In un anno di pandemia si è cercato, professionalmente e per quanto possibile, di dare un messaggio che non tendesse al “moriremo tutti” imperante, né al negazionismo spinto. Si è provato a dare una informazione quanto più possibile asettica, eliminando tout court la divulgazione dei messaggi dei virologi quando andavano completamente a ruota libera dando venti dichiarazioni diverse tutte in contrasto tra di loro.
Ciò nel tentativo di seguire un evento che sarà raccontato nei libri di storia, per secoli, in maniera professionale, senza ingenerare panico, senza favorire incoscienze, senza dare informazioni fuorvianti. Nel tentativo, appunto: riuscito? No? E' una di quelle risposte che non possiamo dare. Per fortuna.

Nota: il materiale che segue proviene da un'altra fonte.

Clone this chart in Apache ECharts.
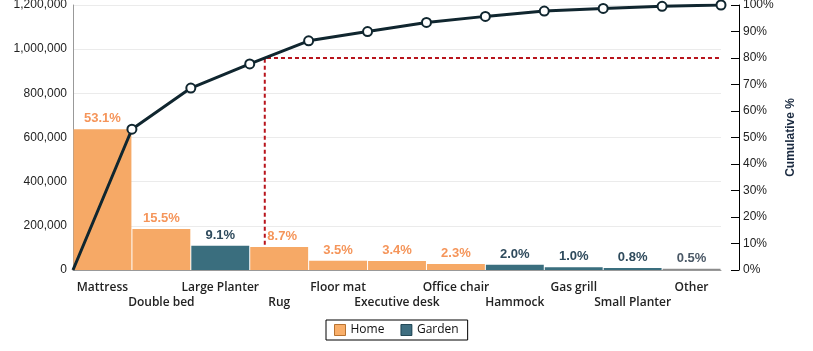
<!DOCTYPE html>
<html>
<head>
<meta charset="utf-8">
<script src="https://cdn.jsdelivr.net/npm/echarts@6/dist/echarts.min.js"></script>
<style>
  html, body { margin: 0; padding: 0; background: #fff; }
  #chart { width: 813px; height: 351px; }
</style>
</head>
<body>
<div id="chart"></div>
<script>
  // data
  var products = ['Mattress', 'Double bed', 'Large Planter', 'Rug', 'Floor mat', 'Executive desk',
    'Office chair', 'Hammock', 'Gas grill', 'Small Planter', 'Other']
  var sales = [637000, 186000, 109500, 104500, 42000, 41000, 27500, 24000, 12000, 9500, 6000]
  var groups = ['Home', 'Home', 'Garden', 'Home', 'Home', 'Home', 'Home', 'Garden', 'Garden', 'Garden', 'Other']
  var salesTicks = [0, 200000, 400000, 600000, 800000, 1000000, 1200000]
  var cutoff = 80

  var barColor = {Home: '#f6a966', Garden: '#3a6e7e', Other: '#8c8c8c'}
  var labelColor = {Home: '#f5955a', Garden: '#2e4a5c', Other: '#4a5866'}

  var total = sales.reduce(function (a, b) { return a + b }, 0)
  var cum = [[0, 0]]
  var run = 0
  for (var i = 0; i < sales.length; i++) {
    run += sales[i]
    cum.push([i + 1, run / total * 100])
  }
  cum[cum.length - 1][1] = 100

  // where the cumulative line crosses the cutoff
  var xc = 0, crossIdx = 0
  for (var j = 1; j < cum.length; j++) {
    if (cum[j][1] >= cutoff) {
      var a = cum[j - 1], b = cum[j]
      xc = a[0] + (cutoff - a[1]) / (b[1] - a[1])
      crossIdx = j - 1
      break
    }
  }
  var salesMax = salesTicks[salesTicks.length - 1]
  var barTopPct = sales[crossIdx] / salesMax * 100

  var barData = sales.map(function (v, k) {
    var lbl = {color: labelColor[groups[k]]}
    if (k === crossIdx) lbl.offset = [3, 0] // keep label clear of the cutoff line
    return {
      value: v,
      itemStyle: {color: barColor[groups[k]]},
      label: lbl
    }
  })
  var lineData = cum.map(function (p, k) {
    return k === 0 ? {value: p, symbol: 'none'} : {value: p}
  })

  var chart = echarts.init(document.getElementById('chart'))
  chart.setOption({
    animation: false,
    textStyle: {fontFamily: 'Liberation Sans, Arial, sans-serif'},
    grid: {left: 73, right: 92, top: 5, bottom: 81, outerBoundsMode: 'none', containLabel: false},
    legend: {
      bottom: 11,
      left: 326,
      selectedMode: false,
      borderColor: '#000',
      borderWidth: 1,
      padding: [4, 9, 4, 8],
      itemWidth: 11,
      itemHeight: 11,
      itemGap: 16,
      textStyle: {fontFamily: 'Open Sans, sans-serif', fontSize: 12, color: '#111'},
      data: [
        {name: 'Home', icon: 'rect', itemStyle: {color: '#f79b45', borderColor: '#a85a10', borderWidth: 1}},
        {name: 'Garden', icon: 'rect', itemStyle: {color: '#0f4a60', borderColor: '#062f3e', borderWidth: 1}}
      ]
    },
    xAxis: [
      {
        type: 'category',
        data: products,
        axisLine: {lineStyle: {color: '#999'}},
        axisTick: {alignWithLabel: true, length: 5, lineStyle: {color: '#ccc'}},
        axisLabel: {
          interval: 0,
          margin: 10,
          lineHeight: 15,
          fontFamily: 'Open Sans, sans-serif',
          fontWeight: 600,
          fontSize: 12,
          color: '#222',
          formatter: function (val, idx) { return idx % 2 === 1 ? '\n' + val : val }
        }
      },
      {
        type: 'value',
        min: 0,
        max: products.length,
        show: false
      }
    ],
    yAxis: [
      {
        type: 'value',
        min: 0,
        max: salesMax,
        interval: salesTicks[1] - salesTicks[0],
        name: 'Sales',
        nameLocation: 'middle',
        nameGap: 54,
        nameTextStyle: {fontWeight: 'bold', fontSize: 12, color: '#1a2a40'},
        axisLine: {show: true, lineStyle: {color: '#999'}},
        axisTick: {show: false},
        axisLabel: {
          fontSize: 12,
          color: '#222',
          margin: 6,
          formatter: function (v) { return v.toLocaleString('en-US') }
        },
        splitLine: {lineStyle: {color: '#ebebeb'}}
      },
      {
        type: 'value',
        min: 0,
        max: 100,
        interval: 10,
        position: 'right',
        offset: 18,
        name: 'Cumulative %',
        nameLocation: 'middle',
        nameGap: 46,
        nameTextStyle: {fontWeight: 'bold', fontSize: 12, color: '#1a2a40'},
        axisLine: {show: true, lineStyle: {color: '#000'}},
        axisTick: {show: true, inside: true, length: 8, lineStyle: {color: '#000'}},
        axisLabel: {fontSize: 12, color: '#222', margin: 4, formatter: '{value}%'},
        splitLine: {show: false}
      }
    ],
    series: [
      {
        name: 'Sales',
        type: 'bar',
        xAxisIndex: 0,
        yAxisIndex: 0,
        barCategoryGap: '1.7%',
        label: {
          show: true,
          position: 'top',
          distance: 4,
          fontWeight: 'bold',
          fontSize: 13,
          formatter: function (p) { return (p.value / total * 100).toFixed(1) + '%' }
        },
        data: barData,
        z: 2
      },
      {name: 'Home', type: 'scatter', data: [], itemStyle: {color: '#f79b45'}},
      {name: 'Garden', type: 'scatter', data: [], itemStyle: {color: '#0f4a60'}},
      {
        name: 'Cutoff',
        type: 'line',
        xAxisIndex: 1,
        yAxisIndex: 1,
        symbol: 'none',
        lineStyle: {color: '#b8141c', width: 2, type: [4, 3]},
        data: [[xc, barTopPct + 0.8], [xc, cutoff], [products.length, cutoff]],
        z: 3
      },
      {
        name: 'Cumulative',
        type: 'line',
        xAxisIndex: 1,
        yAxisIndex: 1,
        symbol: 'circle',
        symbolSize: 9,
        lineStyle: {color: '#10262f', width: 3},
        itemStyle: {color: '#fff', borderColor: '#10262f', borderWidth: 2},
        data: lineData,
        z: 5
      }
    ]
  })
</script>
</body>
</html>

E con lo stesso piglio, scrivendo di 15 ricoveri tutti insieme, di ambulanze in fila all'ospedale San Pio, di tredici morti in tre giorni dopo averne raccontati altri 250 nei dodici mesi precedenti, osservare le scene dell'ultimo week end, tra nastri biancorossi tolti dalle giostrine, luoghi d'incontro strapieni, crocchi e sentendo di feste organizzate in casa che puntualmente si trasformano in focolai...la preoccupazione, più che l'indignazione , per quanto accadrà è forte.
Certo, sono dodici mesi, un anno intero in cui una cena con gli amici è diventato il ricordo di un tempo che fu, vedere i bimbi giocare insieme da immagine gioiosa si è trasformata in fonte di preoccupazione: purtroppo non è abbastanza per ignorare quanto accaduto, per ignorare che il picco della terza ondata è appena passato o forse ancora in corso, per ridere, ridere, ridere ancora, che ora la guerra paura non fa.
E nemmeno per le immagini festanti di musica di tamburelli fino all'aurora, in verità.